The exercise: Scan each line of the records for the word "full" and extract the ones that have it.

Data:
━━━━━━━━━━━━━━━━━━━━━━━━━━━━━━

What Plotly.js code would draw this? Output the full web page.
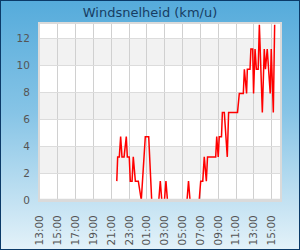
<!DOCTYPE html>
<html>
<head>
<meta charset="utf-8">
<script src="https://cdn.plot.ly/plotly-3.0.1.min.js"></script>
<style>
  html, body { margin: 0; padding: 0; }
  #wrap { position: relative; width: 300px; height: 250px;
    background: linear-gradient(to bottom, #55abdb 0%, #86c4e6 45%, #e4f2f9 100%); }
  #chart { position: absolute; left: 0; top: 0; width: 300px; height: 250px; }
  #frame { position: absolute; left: 0; top: 0; width: 300px; height: 250px;
    box-sizing: border-box; border: 1.5px solid #0b3a68; pointer-events: none; }
</style>
</head>
<body>
<div id="wrap"><div id="chart"></div><div id="frame"></div></div>
<script>
const chartTitle = "Windsnelheid (km/u)";
const times = [
  "2024-06-10 21:37","2024-06-10 21:43","2024-06-10 21:54","2024-06-10 22:03","2024-06-10 22:12",
  "2024-06-10 22:26","2024-06-10 22:41","2024-06-10 22:48","2024-06-10 23:01","2024-06-10 23:08",
  "2024-06-10 23:20","2024-06-10 23:28","2024-06-10 23:42","2024-06-11 00:02","2024-06-11 00:22",
  "2024-06-11 00:49","2024-06-11 01:12","2024-06-11 01:32","2024-06-11 02:20","2024-06-11 02:30",
  "2024-06-11 02:40","2024-06-11 02:58","2024-06-11 03:08","2024-06-11 03:18","2024-06-11 05:30",
  "2024-06-11 05:40","2024-06-11 05:50","2024-06-11 06:52","2024-06-11 07:02","2024-06-11 07:16",
  "2024-06-11 07:26","2024-06-11 07:40","2024-06-11 07:48","2024-06-11 08:43","2024-06-11 08:50",
  "2024-06-11 09:00","2024-06-11 09:07","2024-06-11 09:22","2024-06-11 09:28","2024-06-11 09:41",
  "2024-06-11 10:01","2024-06-11 10:10","2024-06-11 11:10","2024-06-11 11:22","2024-06-11 11:49",
  "2024-06-11 11:56","2024-06-11 12:11","2024-06-11 12:16","2024-06-11 12:34","2024-06-11 12:40",
  "2024-06-11 12:52","2024-06-11 12:58","2024-06-11 13:08","2024-06-11 13:17","2024-06-11 13:29",
  "2024-06-11 13:37","2024-06-11 13:57","2024-06-11 14:10","2024-06-11 14:18","2024-06-11 14:30",
  "2024-06-11 14:50","2024-06-11 14:57","2024-06-11 15:11","2024-06-11 15:20"
];
const speeds = [
  1.4,3.2,3.2,4.7,3.2,
  3.2,4.7,3.2,3.2,1.4,
  1.4,3.2,1.4,1.4,0,
  4.7,4.7,0,0,1.4,
  0,0,1.4,0,0,
  1.4,0,0,1.4,1.4,
  3.2,1.4,3.2,3.2,4.7,
  3.2,4.7,4.7,6.5,6.5,
  3.2,6.5,6.5,7.9,7.9,
  9.7,7.9,9.7,9.7,11.2,
  11.2,7.9,11.2,9.7,9.7,
  13.0,6.5,11.2,9.7,11.2,
  7.9,11.2,6.5,13.0
];
const xStart = "2024-06-10 13:00";
const xEnd = "2024-06-11 15:56";
const yTicks = [0,2,4,6,8,10,12];
const yMax = 13.06;

// alternating bands between gridlines
const shapes = [];
for (let i = 1; i < yTicks.length; i += 2) {
  const hi = i + 1 < yTicks.length ? yTicks[i + 1] : yMax;
  shapes.push({type:'rect', xref:'paper', yref:'y', x0:0, x1:1, y0:yTicks[i], y1:hi,
    fillcolor:'#f2f2f2', line:{width:0}, layer:'below'});
}
// bottom border drawn over the trace
shapes.push({type:'line', xref:'paper', yref:'paper', x0:0, x1:1, y0:0, y1:0,
  line:{color:'#dadada', width:2.5}, layer:'above'});

const trace = {
  x: times, y: speeds, type:'scatter', mode:'lines',
  line:{color:'#ff0000', width:1.5}, hoverinfo:'skip'
};

const layout = {
  width:300, height:250,
  margin:{l:40, r:20, t:24, b:50, pad:0},
  paper_bgcolor:'rgba(0,0,0,0)', plot_bgcolor:'#ffffff',
  showlegend:false,
  title:{text:chartTitle, x:0.5, xanchor:'center', y:0.952, yanchor:'middle',
    font:{family:'DejaVu Sans', size:13, color:'#173d63'}},
  font:{family:'DejaVu Sans', size:10.5, color:'#555555'},
  xaxis:{type:'date', range:[xStart, xEnd], tick0:xStart, dtick:7200000,
    tickformat:'%H:%M', tickangle:-90, ticks:'', ticklabelstandoff:9,
    showgrid:true, gridcolor:'#d0d0d0', gridwidth:1,
    showline:true, linecolor:'#dadada', linewidth:2, mirror:true, zeroline:false,
    tickfont:{family:'DejaVu Sans', size:10.5, color:'#555555'}},
  yaxis:{range:[0, yMax], tickvals:yTicks, ticks:'', ticklabelstandoff:6,
    showgrid:true, gridcolor:'#dcdcdc', gridwidth:1,
    showline:true, linecolor:'#dadada', linewidth:2, mirror:true, zeroline:false,
    tickfont:{family:'DejaVu Sans', size:10.5, color:'#555555'}},
  shapes:shapes
};

Plotly.newPlot('chart', [trace], layout, {staticPlot:true, displayModeBar:false});
</script>
</body>
</html>
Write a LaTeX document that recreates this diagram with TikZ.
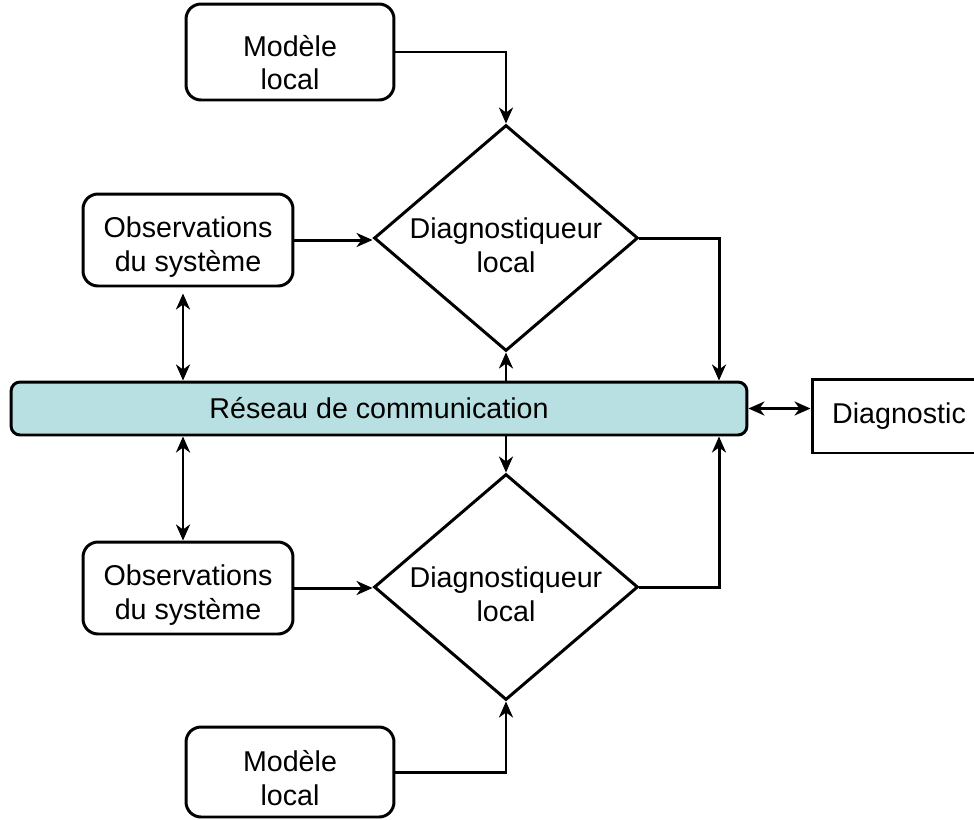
\documentclass[tikz,border=0pt]{standalone}
\usepackage{fontspec}
\setmainfont{Liberation Sans}
\usepackage{tikz}
\usetikzlibrary{shapes.geometric,arrows.meta}
\definecolor{reseaufond}{RGB}{184,224,226}

\begin{document}
\begin{tikzpicture}[x=0.02cm,y=-0.02cm,line width=1.7pt,
	font=\fontsize{16.3pt}{19.3pt}\selectfont,
	>={Stealth[length=0.32cm,width=0.28cm,inset=0.1cm]},
	boite/.style={draw,rounded corners=0.3cm,align=center,inner sep=0pt},
	losange/.style={draw,diamond,aspect=1.17,align=center,inner sep=-0.1cm,
		minimum width=5.28cm,minimum height=4.52cm,text height=1.36cm,text depth=0cm}]
	\useasboundingbox (0,0) rectangle (974,819);
	% Blocs
	\node[boite,minimum width=4.16cm,minimum height=1.92cm,text height=1.6cm,text depth=0.08cm] (modele1) at (290,52) {Modèle\\local};
	\node[losange] (diag1) at (506,238) {Diagnostiqueur\\local};
	\node[boite,minimum width=4.2cm,minimum height=1.84cm,text height=1.5cm,text depth=0.26cm] (obs1) at (188,240) {Observations\\du système};
	\node[draw,fill=reseaufond,rounded corners=0.18cm,minimum width=14.72cm,minimum height=1.06cm] (reseau) at (379,408.5) {Réseau de communication};
	\node[draw,minimum width=3.48cm,minimum height=1.48cm] (diagnostic) at (899,416) {Diagnostic};
	\node[losange] (diag2) at (506,587) {Diagnostiqueur\\local};
	\node[boite,minimum width=4.2cm,minimum height=1.84cm,text height=1.5cm,text depth=0.26cm] (obs2) at (188,588) {Observations\\du système};
	\node[boite,minimum width=4.16cm,minimum height=1.8cm,text height=1.5cm,text depth=0.16cm] (modele2) at (290,772) {Modèle\\local};
	\coordinate (gauche) at (183,0);
	\coordinate (droite) at (719,0);
	% Liaisons
	\draw[->] (modele1.east) -| (diag1.north);
	\draw[->] (obs1.east) -- (obs1.east -| diag1.west);
	\draw[->] (diag1.east) -| (droite |- reseau.north);
	\draw[<->,shorten <=0.12cm] (gauche |- obs1.south) -- (gauche |- reseau.north);
	\draw[->] (diag1.south |- reseau.north) -- (diag1.south);
	\draw[<->] (reseau.east) -- (reseau.east -| diagnostic.west);
	\draw[->] (diag2.north |- reseau.south) -- (diag2.north);
	\draw[<->] (gauche |- reseau.south) -- (gauche |- obs2.north);
	\draw[->] (obs2.east) -- (obs2.east -| diag2.west);
	\draw[->] (diag2.east) -| (droite |- reseau.south);
	\draw[->] (modele2.east) -| (diag2.south);
\end{tikzpicture}
\end{document}
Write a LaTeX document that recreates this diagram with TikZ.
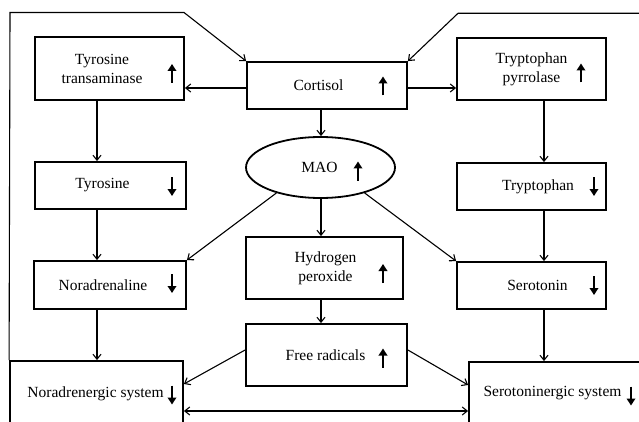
\documentclass[tikz,border=0pt]{standalone}
\usepackage{fontspec}
\setmainfont{Liberation Serif}
\usetikzlibrary{arrows.meta,
                shapes.geometric}

\begin{document}
\begin{tikzpicture}[x=1pt, y=-1pt,
box/.style = {draw, line width=1.8pt, inner sep=0pt},
every label/.style = {align=center,
                      font=\fontsize{15.5}{19}\selectfont},
conn/.style = {line width=1.1pt, -{Straight Barb[length=5pt,width=8pt]}},
updown/.style = {line width=2.6pt, -{Triangle[length=7pt,width=8.5pt]}}
                ]
\useasboundingbox (0,0) rectangle (639,422);
%% top row
\node (tt) [box, minimum width=149, minimum height=63,
            label={[xshift=-7.5]center:Tyrosine\\transaminase}] at (109.5,68.5) {};
\node (cort) [box, minimum width=160, minimum height=47,
              label={[xshift=-8.5]center:Cortisol}] at (327,85.5) {};
\node (tp) [box, minimum width=149, minimum height=62,
            label={center:Tryptophan\\pyrrolase}] at (531.5,69) {};
%% middle rows
\node (tyr) [box, minimum width=151, minimum height=47,
             label={[xshift=-8]center:Tyrosine}] at (110.5,185.5) {};
\node (mao) [box, ellipse, minimum width=149, minimum height=61,
             label={[xshift=-1]center:MAO}] at (320.5,167.5) {};
\node (trp) [box, minimum width=149, minimum height=47,
             label={[xshift=6.5]center:Tryptophan}] at (531.5,186.5) {};
\node (nor) [box, minimum width=152, minimum height=48,
             label={[xshift=-7]center:Noradrenaline}] at (110,285) {};
\node (hp) [box, minimum width=157, minimum height=62,
            label={[xshift=1]center:Hydrogen\\peroxide}] at (324.5,268) {};
\node (ser) [box, minimum width=149, minimum height=47,
             label={[xshift=6]center:Serotonin}] at (531.5,285.5) {};
\node (fr) [box, minimum width=161, minimum height=62,
            label={[xshift=-1]center:Free radicals}] at (326.5,355) {};
%% bottom row
\node (nsys) [box, minimum width=173, minimum height=69,
              label={[xshift=-1,yshift=2]center:Noradrenergic system}] at (96.5,395.5) {};
\node (ssys) [box, minimum width=176, minimum height=68,
              label={[xshift=-4.5,yshift=3]center:Serotoninergic system}] at (557,396) {};
%% up and down marks
\foreach \x/\y in {172/73.5, 383/86, 581/73, 358/171, 383/273.5, 383/358}
    \draw[updown] (\x,\y+9.5) -- (\x,\y-9.5);
\foreach \x/\y in {172/186.5, 594/186.5, 172/283.5, 594/285.5, 172/395, 631/396}
    \draw[updown] (\x,\y-9.5) -- (\x,\y+9.5);
%% connectors
\coordinate (lcol) at (97,0);
\coordinate (rcol) at (544,0);
\coordinate (mcol) at (321,0);
\coordinate (crow) at (0,88);
\coordinate (brow) at (0,411);
\coordinate (tl) at (10,12.5);
\coordinate (tlb) at (184,12.5);
\coordinate (tr) at (645,13.3);
\coordinate (trb) at (458,13.3);
\draw[conn] (cort.west |- crow) -- (tt.east |- crow);
\draw[conn] (cort.east |- crow) -- (tp.west |- crow);
\draw[conn] (cort.south -| mcol) -- (mao.north -| mcol);
\draw[conn] (mao.south -| mcol) -- (hp.north -| mcol);
\draw[conn] (hp.south -| mcol) -- (fr.north -| mcol);
\draw[conn] (mao.210) -- (nor.north east);
\draw[conn] (mao.-30) -- (ser.north west);
\foreach \a/\b in {tt/tyr, tyr/nor, nor/nsys}
    \draw[conn] (\a.south -| lcol) -- (\b.north -| lcol);
\foreach \a/\b in {tp/trp, trp/ser, ser/ssys}
    \draw[conn] (\a.south -| rcol) -- (\b.north -| rcol);
\draw[conn] ([yshift=5]fr.west) -- ([yshift=11.5]nsys.east);
\draw[conn] ([yshift=5]fr.east) -- ([yshift=11]ssys.west);
\draw[conn, {Straight Barb[length=5pt,width=8pt]}-{Straight Barb[length=5pt,width=8pt]}]
    (nsys.east |- brow) -- (ssys.west |- brow);
\draw[conn] (nsys.north west) -- (tl) -- (tlb) -- (cort.north west);
\draw[conn] (ssys.north east) -- (tr) -- (trb) -- (cort.north east);
\end{tikzpicture}
\end{document}
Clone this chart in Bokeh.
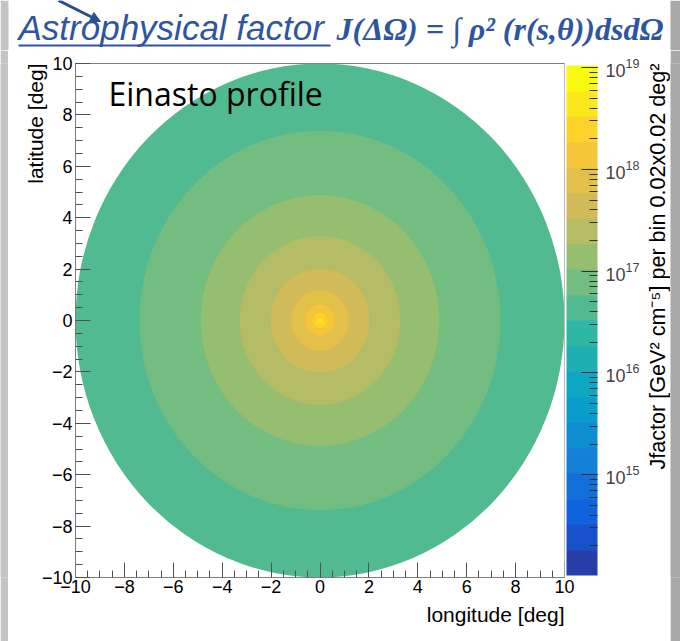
import numpy as np
from bokeh.plotting import figure
from bokeh.layouts import column, row
from bokeh.models import (ColumnDataSource, LogColorMapper, ColorBar, LogTicker, LogTickFormatter,
                          SingleIntervalTicker, Label, Arrow, NormalHead, BoxAnnotation,
                          CustomJSTickFormatter, Title)
from bokeh.embed import file_html
from bokeh.resources import INLINE

# ---- data ----
ring_radius = [10.0, 7.38, 4.88, 3.28, 2.02, 1.18, 0.61, 0.29, 0.10]          # deg
ring_jfactor = [4.2e16, 7.5e16, 1.33e17, 2.37e17, 4.2e17, 7.5e17, 1.33e18, 2.37e18, 4.2e18]
jfactor_low = 1.02e14
jfactor_high = 1.05e19
n_contours = 20

# ---- ROOT kBird palette (style) ----
stops = [0.0, 0.125, 0.25, 0.375, 0.5, 0.625, 0.75, 0.875, 1.0]
red = [0.2082, 0.0592, 0.0780, 0.0232, 0.1802, 0.5301, 0.8186, 0.9956, 0.9764]
green = [0.1664, 0.3599, 0.5041, 0.6419, 0.7178, 0.7492, 0.7328, 0.7862, 0.9832]
blue = [0.5293, 0.8684, 0.8385, 0.7914, 0.6425, 0.4662, 0.3499, 0.1968, 0.0539]
fr = np.linspace(0, 1, 255)
full = ["#%02x%02x%02x" % (int(round(255 * np.interp(f, stops, red))),
                           int(round(255 * np.interp(f, stops, green))),
                           int(round(255 * np.interp(f, stops, blue)))) for f in fr]
palette = [full[int((k + 0.99) * 255 / n_contours)] for k in range(n_contours)]
mapper = LogColorMapper(palette=palette, low=jfactor_low, high=jfactor_high)

TITLE_COL = "#2E55A0"
ARROW_COL = "#2B4F8F"
STRIP_L = "#c4c4c4"
STRIP_R = "#a8a8a8"
TOP_H = 50
LOW_H = 641 - TOP_H
L_W = 8
M_W = 636
R2_W = 10
R1_W = 680 - L_W - M_W - R2_W
R_X0 = L_W + M_W                 # canvas x where the colour-bar title strip begins
FRAME_T, FRAME_B = 63, 577       # canvas y of the plot frame


def blank(width, height, xr, yr, bg="white", top_b=0, bottom_b=0):
    f = figure(width=width, height=height, x_range=xr, y_range=yr, output_backend="svg",
               toolbar_location=None, x_axis_location=None, y_axis_location=None,
               min_border=0, min_border_left=0, min_border_right=0,
               min_border_top=top_b, min_border_bottom=bottom_b)
    f.grid.visible = False
    f.outline_line_color = None
    f.background_fill_color = bg
    f.border_fill_color = bg
    return f


# ---- top strip: slide title (data coords = canvas pixels) ----
top = blank(680, TOP_H, (0, 680), (TOP_H, 0))
top.add_layout(BoxAnnotation(left=0, right=L_W, fill_color=STRIP_L, fill_alpha=1, line_color=None))
top.add_layout(BoxAnnotation(left=680 - R2_W, right=680, fill_color=STRIP_R, fill_alpha=1,
                             line_color=None))
top.add_layout(Label(x=18, y=27, text="Astrophysical factor", text_font="Liberation Sans",
                     text_font_style="italic", text_font_size="35px", text_color=TITLE_COL,
                     text_baseline="middle"))
top.add_layout(Label(x=336, y=28, text="J(\u0394\u03a9) = \u222b \u03c1\u00b2 (r(s,\u03b8))dsd\u03a9",
                     text_font="Liberation Serif", text_font_style="bold italic",
                     text_font_size="32px", text_color=TITLE_COL, text_baseline="middle"))
top.add_layout(Arrow(end=None, x_start=18, y_start=45, x_end=330, y_end=45,
                     line_color=TITLE_COL, line_width=2))
top.add_layout(Arrow(end=NormalHead(size=10, fill_color=ARROW_COL, line_color=ARROW_COL),
                     x_start=58, y_start=0, x_end=100, y_end=21,
                     line_color=ARROW_COL, line_width=3))

# ---- left grey strip ----
left = blank(L_W, LOW_H, (0, 1), (0, 1), bg=STRIP_L,
             top_b=FRAME_T - TOP_H, bottom_b=641 - FRAME_B)

# ---- main plot ----
p = figure(width=M_W, height=LOW_H, x_range=(-10, 10), y_range=(-10, 10),
           output_backend="svg", toolbar_location=None,
           min_border_left=75 - L_W, min_border_right=L_W + M_W - 565,
           min_border_top=FRAME_T - TOP_H, min_border_bottom=641 - FRAME_B)
p.grid.visible = False
p.background_fill_color = "white"
p.border_fill_color = "white"
p.outline_line_color = "#808080"

src = ColumnDataSource(dict(x=[0.0] * len(ring_radius), y=[0.0] * len(ring_radius),
                            d=[2 * r for r in ring_radius], j=ring_jfactor))
p.ellipse("x", "y", width="d", height="d", source=src,
          fill_color={"field": "j", "transform": mapper}, line_color=None)

minus_fmt = CustomJSTickFormatter(
    code="return tick < 0 ? String.fromCharCode(8722) + Math.abs(tick) : String(tick);")
for ax in (p.xaxis[0], p.yaxis[0]):
    ax.ticker = SingleIntervalTicker(interval=2, num_minor_ticks=4)
    ax.formatter = minus_fmt
    ax.major_tick_in = 15
    ax.major_tick_out = 0
    ax.minor_tick_in = 7
    ax.minor_tick_out = 0
    ax.axis_line_color = "#808080"
    ax.major_tick_line_color = "#505050"
    ax.minor_tick_line_color = "#505050"
    ax.major_label_text_font = "Liberation Sans"
    ax.major_label_text_font_size = "18px"
    ax.major_label_text_color = "black"
p.xaxis.major_label_standoff = 2
p.yaxis.major_label_standoff = 3

cb = ColorBar(color_mapper=mapper, ticker=LogTicker(desired_num_ticks=5, num_minor_ticks=10),
              formatter=LogTickFormatter(), width=31, padding=2, margin=0,
              major_tick_in=16, major_tick_out=0, minor_tick_in=8, minor_tick_out=0,
              major_tick_line_color="#303030", minor_tick_line_color="#303030",
              major_label_text_font="Liberation Sans", major_label_text_font_size="18px",
              label_standoff=8, bar_line_color=None)
p.add_layout(cb, "right")

p.add_layout(Title(text="longitude [deg]", align="right", text_font="Liberation Sans",
                   text_font_size="21px", text_font_style="normal", text_color="black",
                   standoff=10), "below")
p.add_layout(Title(text="latitude [deg]", align="right", text_font="Liberation Sans",
                   text_font_size="21px", text_font_style="normal", text_color="black",
                   standoff=-17), "left")

p.add_layout(Label(x=108 - 75, y=FRAME_B - 93, x_units="screen", y_units="screen",
                   text="Einasto profile", text_font="Open Sans", text_font_size="32px",
                   text_color="black", text_baseline="middle"))

# ---- colour-bar title strip (data coords = canvas pixels) ----
rt = blank(R1_W, LOW_H, (R_X0, R_X0 + R1_W), (FRAME_B, FRAME_T),
           top_b=FRAME_T - TOP_H, bottom_b=641 - FRAME_B)
rt.add_layout(Label(x=657, y=FRAME_T, angle=np.pi / 2,
                    text="Jfactor [GeV\u00b2 cm\u207b\u2075] per bin 0.02x0.02 deg\u00b2",
                    text_font="Liberation Sans", text_font_size="21.6px", text_color="black",
                    text_align="right", text_baseline="middle"))

# ---- right grey strip ----
rg = blank(R2_W, LOW_H, (0, 1), (0, 1), bg=STRIP_R,
           top_b=FRAME_T - TOP_H, bottom_b=641 - FRAME_B)

layout = column(top, row(left, p, rt, rg, spacing=0), spacing=0)
open("out.html", "w").write(file_html(layout, INLINE))
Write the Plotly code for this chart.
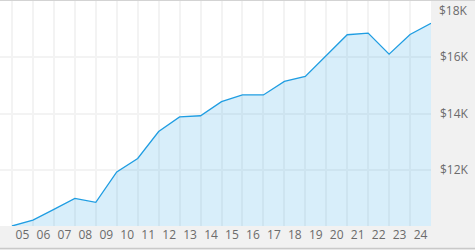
import plotly.graph_objects as go

# ---- data ----
point_index = list(range(21))
values = [10000, 10210, 10590, 10980, 10840, 11920, 12400, 13360, 13880, 13920,
          14420, 14660, 14660, 15140, 15320, 16060, 16800, 16860, 16110, 16810, 17210]
tick_labels = ["05", "06", "07", "08", "09", "10", "11", "12", "13", "14",
               "15", "16", "17", "18", "19", "20", "21", "22", "23", "24"]
label_positions = [i + 0.5 for i in range(len(tick_labels))]
y_ticks = [12000, 14000, 16000, 18000]
y_tick_text = ["$12K", "$14K", "$16K", ""]

FONT = "Open Sans, sans-serif"
TXT = "#6b6b6b"
GRID = "#f3f3f3"

fig = go.Figure()
fig.add_trace(go.Scatter(
    x=point_index, y=values, mode="lines",
    line=dict(color="#1f9de2", width=1.3),
    fill="tozeroy", fillcolor="rgba(40,160,226,0.18)",
    hoverinfo="skip",
))

fig.update_layout(
    width=475, height=250,
    margin=dict(l=0, r=44, t=1, b=24),
    paper_bgcolor="#f1f1f1", plot_bgcolor="#ffffff",
    showlegend=False,
    font=dict(family=FONT, size=12, color=TXT),
    xaxis=dict(
        range=[-0.573, 20], tickmode="array", tickvals=label_positions, ticktext=tick_labels,
        showgrid=False, zeroline=False, showline=False, ticks="",
        minor=dict(tickmode="array", tickvals=point_index, showgrid=True, gridcolor=GRID, gridwidth=1.5, ticks=""),
        tickfont=dict(size=12, color=TXT), fixedrange=True,
    ),
    yaxis=dict(
        range=[10000, 18000], side="right", tickmode="array", tickvals=y_ticks, ticktext=y_tick_text,
        showgrid=True, gridcolor=GRID, gridwidth=1.5, zeroline=False, showline=False, ticks="",
        ticklabelstandoff=8, tickfont=dict(size=12, color=TXT), fixedrange=True,
    ),
    annotations=[dict(
        text="$18K", xref="paper", yref="y", x=1, y=18000, xanchor="left", yanchor="top",
        xshift=6, yshift=1, showarrow=False, font=dict(size=12, color=TXT, family=FONT),
    )],
    shapes=[
        dict(type="line", xref="paper", yref="paper", x0=0, x1=1.11, y0=1.0044, y1=1.0044,
             line=dict(color="#c9c9c9", width=1.5)),
        dict(type="line", xref="paper", yref="paper", x0=0, x1=1.11, y0=-0.1, y1=-0.1,
             line=dict(color="#c9c9c9", width=1.5)),
    ],
)

fig.write_html("out.html")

━━━━━━━━━━━━━━━━━━━━━━━━━━━━━━

Solution to this exercise:
What Plotly.js code would draw this? Output the full web page.
full = ["#%02x%02x%02x" % (int(round(255 * np.interp(f, stops, red))),
palette = [full[int((k + 0.99) * 255 / n_contours)] for k in range(n_contours)]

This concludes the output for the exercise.